Ein irischer Fischer traut seinen Augen nicht, als er mit seinem Schleppnetz neben Lachs eine junge Frau aus dem Wasser zieht. Sollte es sich bei der anmutigen Unbekannten um eine Meerjungfrau handeln? "Ondine", wie der Fischer Syracuse seinen Fang nennt, hat zwar keinen Fischschwanz, lässt aber die Frage nach ihrer Herkunft offen. Und auch Regisseur Neil Jordan hat in seiner am 23. Dezember in den österreichischen Kinos anlaufenden Romanze keine Eile, Ondines Geheimnis zu enthüllen.

Lange kann der armselige Fischer, der das schweigsame Mädchen in seiner Hütte am Meer einquartiert, seinen Gast nicht verstecken. Seine nierenkranke kleine Tochter Annie, die bei Syracuses alkoholsüchtiger Ex-Frau lebt und von ihrem Vater regelmäßig zur Dialyse gefahren wird, ahnt gleich, dass Papa ihr etwas verbirgt. Nachdem Fräulein Naseweis im Rollstuhl Erkundigungen angestellt hat, schließt sie messerscharf, dass Ondine eine "Selkie"-Frau ist, also laut irischer Volkssage eine Robbenfrau, die an Land ihr Fell verliert und sich mit einem Mann vermählt. Sie freundet sich mit der vermeintlichen Nixe an und sieht in deren Verhalten die Sage bestätigt.

Irischer Regisseur kehrt auf die grüne Insel zurück

Der Ire Neil Jordan, bekannt durch "Interview mit einem Vampir", heimste 1993 für "The Crying Game" einen Oscar ein. Zuletzt drehte er mit "Die Fremde in dir" einen New York-Thriller mit Jodie Foster. Mit diesem versponnenen kleinen Heimatfilm kehrt er auf die grüne Insel zurück, im Gepäck den irischen Star Colin Farrell. Mit langen Haaren, miesmuffeligem Blick und brummigem Akzent gibt Farrell einen vom Leben gebeutelten Außenseiter und trockenen Alkoholiker, der mit Ondine eine unerwartete Glückssträhne erwischt. Sein Fang, der polnische Star Alicja Bachleda-Curús ("Friendship!"), ist auch in Wirklichkeit Farrells Freundin geworden; das Paar hat inzwischen ein gemeinsames Kind.

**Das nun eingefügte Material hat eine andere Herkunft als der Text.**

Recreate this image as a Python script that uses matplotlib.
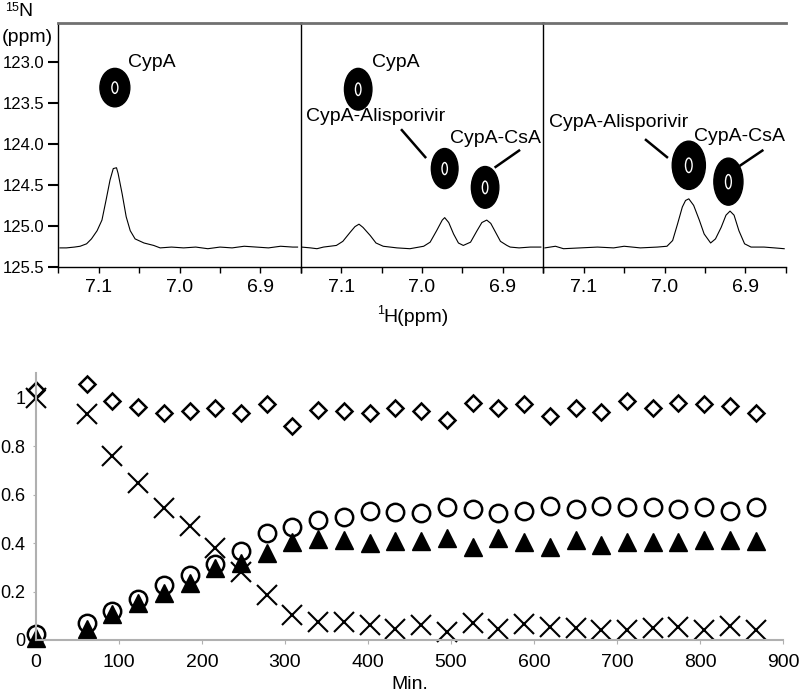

Virtuos balanciert das fein ausgetüftelte Drehbuch zwischen Wirklichkeit und Märchen, wenn sich zwischen Pub und Fischmarkt manche Probleme von Syracuse wie von Zauberhand lösen. Wenn Ondine etwa auf dem Fischkutter singt, wandern seltene Hummer ins Netz. Später allerdings gibt es auch einen Kollateralschaden, der den verliebten Fischer allmählich befürchten lässt, dass Ondine eher Hexe als Fee ist. Seine Ängste beichtet er regelmäßig einem grantigen Priester - Jordans Lieblingsschauspieler Stephen Rea -, der ihm kleine Lebensweisheiten unterjubelt.

Fast ist es schade, dass an dieser verwunschenen irischen Küste schließlich doch die prosaische Realität ihr Recht einfordert. Doch was bei anderen Regisseuren in knallige Krimi-Action ausgeartet wäre, bringt Jordan, ein Meister des Atmosphärischen, behutsam zum Implodieren - und lässt offen, ob es sich um Magie oder um eine sich selbst erfüllende Prophezeiung handelt. Jordan sagt selbst, dass er eine "schamlos romantische Liebesgeschichte, in der die Menschen darauf bestehen, ihr Leben in ein Märchen zu verwandeln", im Sinn hatte. Und Alicja Bachleda-Curús ist mit ihrem Loreley-Haar ein durchaus glaubhaftes Zauberwesen.